Often the only civilisation encountered were roadhouses, 100′s of km’s from anything, sitting isolated on the side of the road; conveniently at points along your trip when you NEEDED to fill-up with petrol (’cause you have driven so long through a dessert) – as we pulled into these I would always ask myself – ‘who in their right mind chooses to live here?????‘
There was one roadhouse that was particularly memorable. Instead of the standard Chiko roll, dimmy or southern fried chicken pieces, the fridges were filled with delicious French pastries. Not Sara Lee style, but fancy bakery quality to the tune of escargo, mille fois and croissant . When I asked the manager where he got these from (’cause he wasn’t exactly in a location capable of receiving daily deliveries!), he replied “I make them myself”. Let me set the scene here… this guy looked like your stereotypical member of a biker gang – beard, leather jacket, large stomach, tattoos… hardly your resident Gabriel gate! I then drilled a little deeper and discovered that in a previous life he was a pastry chef in Sydney. He had decided it was time for a change … so moved 1000′s of km west and took up management of a roadhouse, serving up petrol, diesel and French pastries. He had a full pastry kitchen out the back of the roadhouse to provide for his patrons. I was stunned and impressed at the same time!
YES… this post is about Shell Art. I am simply setting the scene by explaining where I found the shells for my pictures. I’m nearly there…
Our trip followed the Western Australian coastline heading North. As you can imagine we saw some spectacular, untouched beaches. I have always enjoyed walking along the beach at low tide and collecting the surprise deposits from the ocean. I wasn’t aware of the dramatic extremes in tides experienced in Western Australia – which makes for amazing shell collecting with such a huge expanse of beach left covered with shells – daily. Thelma, Louise + Bernice stayed a day and night at Eighty Mile Beach (halfway between Port Headland and Broome) and a good proportion of the daylight hours were spent collecting the unique shells deposited on the beach(you’ll be happy to know we didn’t inspect the entire eighty miles – although I was tempted!).
I have since discovered that the round shells are from Sand Dollars, which are invertebrates (echinoderms), relatives to sea stars, characterized by a spiny circular shell. Alive, the sand dollar has purple and brown shaded spines.
The five point star is the field identification mark for the back of the shell.
As the name suggests, sand dollars live in on the top layer of sand (or just below it) in an area up to one-half mile beyond the lowest of low tide marks. Since they are marine animals, they die if left exposed to sun and air for a period of time. www.greennature.com
I have no idea what the other shell is called – but if you use your imagination, they look like really (really, really) long fingernails that someone has kept after they broke off.
You may not want to admit it, but I bet every one of you has a secret stash of shells at home crying out for a purpose.
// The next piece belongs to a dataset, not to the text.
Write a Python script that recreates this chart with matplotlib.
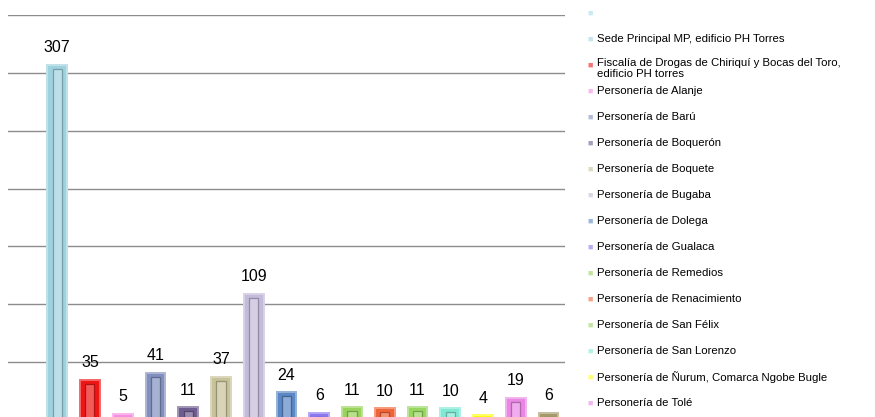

Collecting shells is a funny pastime, because you rarely do anything with them (unless you were one of the many who made shell mirrors in the 1980′s – and we all know that fad came and went very quickly). Being the hoarder that I am, I have to keep all my shells – after all, I have spent hours hand-picking each one out from the crowd, why would I throw them away? However, the dilemma remains – what can I do with my shells?
Finally, four years after collecting these shells in Western Australia, an artist in Noosa provided me with some inspiration. They used different shells stuck within a frame in varying patterns. They then wrote with fine black pen next to and around the shells. They used much larger white, boxed frames (and charged a small fortune for them). Armed with this new inspiration, I set about doing something similar with my shells.
I used Ikea frames, which are 23cm x 23cm, box frames. Unfortunately you can’t use normal frames because the glass sits against the image/artwork within the frame – you need space between the glass and the back of the frame for the shells. I then went to a quality paper shop and purchased some good quality thick white/cream paper to stick the shells onto. Rather than cut the paper to size, I tore the paper with a ruler, to get a rough edge, and ensured that the paper was slightly smaller than the inner border of the frame (so you can see the rough edge).
I then stuck the shells in an even pattern to the paper with craft glue (the white version, not clear). To make sure that the paper doesn’t buckle as it dries, I rested a heavy book on top of the shells to keep the paper flat.
Once the glue has dried you can take your fine black pen (not a biro or Bic pen – preferably a fine nib pen from a newsagent or art supply shop) and start to add writing/descriptions next to the shells or around the outside of the frame – wherever you like – again, there are no rules!
Make sure you test the pen on the paper before you start writing, as sometimes certain ink will bleed on high quality paper – you don’t want that to happen to your finished masterpiece.
Then glue your paper with the shells and writing to the backing cardboard that comes within the frame (the piece that has a square cut out of it to frame a photo/image). You then have your very own shell-art!
Now you can hold your head high and be proud that you have been a part of the shell-art revival. I have my shell-art proudly on display above our toilet. I figured it would give the males something to occupy their minds when using the bathroom!